United Kingdom. Demand remained subdued in the fourth quarter with off-take 4% below 2003 levels. While the economy was generally strong in 2004, consumer spending lacked the exuberance of recent years. Concern over the impact of rising interest rates and a slowing housing market put consumers in a more cautious frame of mind, making them less conducive to luxury purchases. In 2004, the 18-ct. sector achieved record level of sales with its share of hallmarked items rising to over 10%.
Italy. Demand for jewelry continued to fall with a disappointing Christmas season, making the fourth quarter relatively weaker than earlier quarters and 6% below 2003 levels. As in other Western markets, there is a clear move in favor of higher quality and more stylish pieces and innovative suppliers are doing well, while more traditional suppliers suffer.
India. Economic growth fueled both jewelry and retail investment in the fourth quarter, rising 49% and 32% in tonnage terms respectively over the same period in 2003. Total consumer demand for the quarter was up 46%. For the year as a whole, total consumer demand rose by 17%.
China. Demand was 13% higher in tonnage terms in the fourth quarter and for the year compared to 2003. The WGC K-gold initiative (18 ct. jewelry of a more contemporary style) continued to perform strongly in the fourth quarter with demand rising by 7% year-on-year in volume terms. The more traditional 24-ct. jewelry, chuk kam, saw a rise of over a tenth in volume terms. Better jewelry design is helping to promote buying while the rise in the gold price has made the investment element of any gold purchase more attractive.
Taiwan. Jewelry demand in the fourth quarter was 20% higher than a year earlier, with a strong rally in the traditional wedding market that bought annual demand to 21 tons. This is the first year since the early 1990s in which demand has risen.
Hong Kong. A lively wedding season together with heavy demand from tourists, particularly those from mainland China, boosted demand in Hong Kong in the fourth quarter. Demand for jewelry in 2004 as a whole rose 15%, the first rise since 1997.
Japan. Jewelry demand was 5% higher in the fourth quarter than a year earlier, bringing the rise for the year as a whole to 7%. Consumer confidence grew slowly while still remaining fragile. The high price of platinum also helped gold sales.
Vietnam. Jewelry and investment demand set new records in 2004, rising 12% and 9% respectively from 2003 levels. A strong economy, increased consumer purchasing power, a rising housing market (property is often priced in terms of, and bought with gold), partial liberalization of the gold market, and successful promotion of investment products underpinned this performance.
United Arab Emirates. Fourth quarter demand was restrained by the mourning after the death in November of the President, Sheik Zayed bin Sultan Al Nahyan. Nevertheless, consumer off-take for the year as a whole was a substantial 9% higher in tonnage terms than 2003.
Kuwait. Demand was particularly strong in 2004. Confidence has been high due to the removal of Saddam Hussein, and both business and consumer spending have risen as a result.
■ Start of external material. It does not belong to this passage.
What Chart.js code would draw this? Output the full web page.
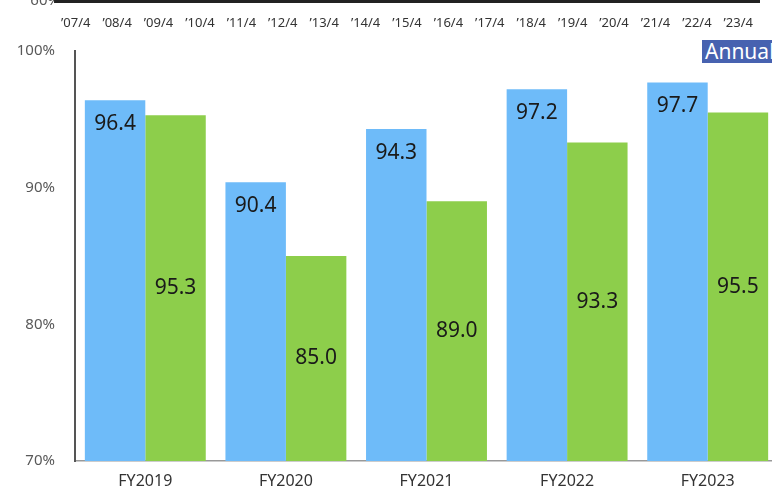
<!DOCTYPE html>
<html>
<head>
<meta charset="utf-8">
<script src="https://cdn.jsdelivr.net/npm/chart.js@4/dist/chart.umd.min.js"></script>
<style>
  html, body { margin: 0; padding: 0; background: #fff; }
  body { width: 772px; height: 495px; overflow: hidden; position: relative; font-family: "Noto Sans", sans-serif; }
  #main-wrap { position: absolute; left: 0; top: 0; width: 780px; height: 495px; }
  #strip-wrap { position: absolute; left: 0; top: -29px; width: 772px; height: 60px; }
  .tag {
    position: absolute; left: 702px; top: 40px; width: 90px; height: 23px;
    background: #4762b0; color: #fff; font-size: 21px; line-height: 23px;
    padding-left: 3px; white-space: nowrap; box-sizing: border-box; overflow: hidden;
  }
</style>
</head>
<body>
<div id="main-wrap"><canvas id="rate-chart"></canvas></div>
<div id="strip-wrap"><canvas id="month-strip"></canvas></div>
<div class="tag">Annual</div>
<script>
// fiscal-year rates (%)
const fiscalYears = ["FY2019", "FY2020", "FY2021", "FY2022", "FY2023"];
const blueRates = [96.4, 90.4, 94.3, 97.2, 97.7];
const greenRates = [95.3, 85.0, 89.0, 93.3, 95.5];
const rateTicks = [70, 80, 90, 100];

// month labels of the chart above
const monthLabels = ["’07/4", "’08/4", "’09/4", "’10/4", "’11/4", "’12/4", "’13/4", "’14/4", "’15/4",
  "’16/4", "’17/4", "’18/4", "’19/4", "’20/4", "’21/4", "’22/4", "’23/4"];
const stripTicks = [60];

const FONT = '"Noto Sans", sans-serif';

// value labels: blue near the top of its bar, green in the middle
const barLabels = {
  id: "barLabels",
  afterDatasetsDraw(chart) {
    const { ctx } = chart;
    const yScale = chart.scales.y;
    const base = yScale.getPixelForValue(yScale.min);
    ctx.save();
    ctx.font = `21px ${FONT}`;
    ctx.fillStyle = "#1a1a1a";
    ctx.textAlign = "center";
    ctx.textBaseline = "middle";
    chart.data.datasets.forEach((ds, i) => {
      chart.getDatasetMeta(i).data.forEach((bar, j) => {
        const y = i === 0 ? bar.y + 24 : (bar.y + base) / 2;
        ctx.fillText(ds.data[j].toFixed(1), bar.x, y);
      });
    });
    ctx.restore();
  },
};

new Chart(document.getElementById("rate-chart"), {
  type: "bar",
  data: {
    labels: fiscalYears,
    datasets: [
      { data: blueRates, backgroundColor: "#6ebbf9" },
      { data: greenRates, backgroundColor: "#8dce4b" },
    ],
  },
  options: {
    responsive: true,
    maintainAspectRatio: false,
    animation: false,
    layout: { padding: { top: 51, bottom: 0, right: 2, left: 0 } },
    plugins: { legend: { display: false }, tooltip: { enabled: false } },
    datasets: { bar: { categoryPercentage: 0.86, barPercentage: 1.0 } },
    scales: {
      x: {
        afterFit: (scale) => { scale.height = 34; },
        grid: { display: false, drawTicks: false },
        border: { color: "#999", width: 1.5 },
        ticks: { color: "#333", font: { family: FONT, size: 16 }, padding: 11 },
      },
      y: {
        min: 70,
        max: 100,
        afterFit: (scale) => { scale.width = 75; },
        afterBuildTicks: (scale) => { scale.ticks = rateTicks.map((v) => ({ value: v })); },
        grid: { display: false, drawTicks: false },
        border: { color: "#555", width: 2 },
        ticks: { color: "#595959", font: { family: FONT, size: 15 }, padding: 20, callback: (v) => v + "%" },
      },
    },
  },
  plugins: [barLabels],
});

// bottom edge of the month chart: axis line and labels only
new Chart(document.getElementById("month-strip"), {
  type: "bar",
  data: { labels: monthLabels, datasets: [] },
  options: {
    responsive: true,
    maintainAspectRatio: false,
    animation: false,
    layout: { padding: { top: 0, bottom: 0, right: 13, left: 0 } },
    plugins: { legend: { display: false }, tooltip: { enabled: false } },
    scales: {
      x: {
        afterFit: (scale) => { scale.height = 30; },
        grid: { display: false, drawTicks: false },
        border: { color: "#222", width: 3 },
        ticks: { color: "#333", font: { family: FONT, size: 13 }, padding: 14, maxRotation: 0, autoSkip: false },
      },
      y: {
        min: 60,
        max: 70,
        afterFit: (scale) => { scale.width = 55; },
        afterBuildTicks: (scale) => { scale.ticks = stripTicks.map((v) => ({ value: v })); },
        grid: { display: false, drawTicks: false },
        border: { display: false },
        ticks: { color: "#595959", font: { family: FONT, size: 15 }, padding: -5, callback: (v) => v + "%" },
      },
    },
  },
});
</script>
</body>
</html>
Turkey. The fourth quarter saw overall consumer demand rise by 26% in tonnage terms compared to the same period a year earlier. 2004 established a further annual record for both jewelry consumption and consumer demand as a whole.
Early indications for 2005 suggest a continuation of strong promotional-driven demand for gold jewelry in the first quarter with strong buying reported in India and Turkey and for the Chinese New Year, WGC reported. Strong purchasing has also been cited in the Middle East, as a result of a successful Dubai Shopping Festival in January and February, and by the U.S. as a result of Valentine’s Day.
For the year as a whole however, economic conditions are likely to be less favorable to jewelry than 2004, so growth may be weaker than last year. Industrial demand may also suffer from this, WGC said.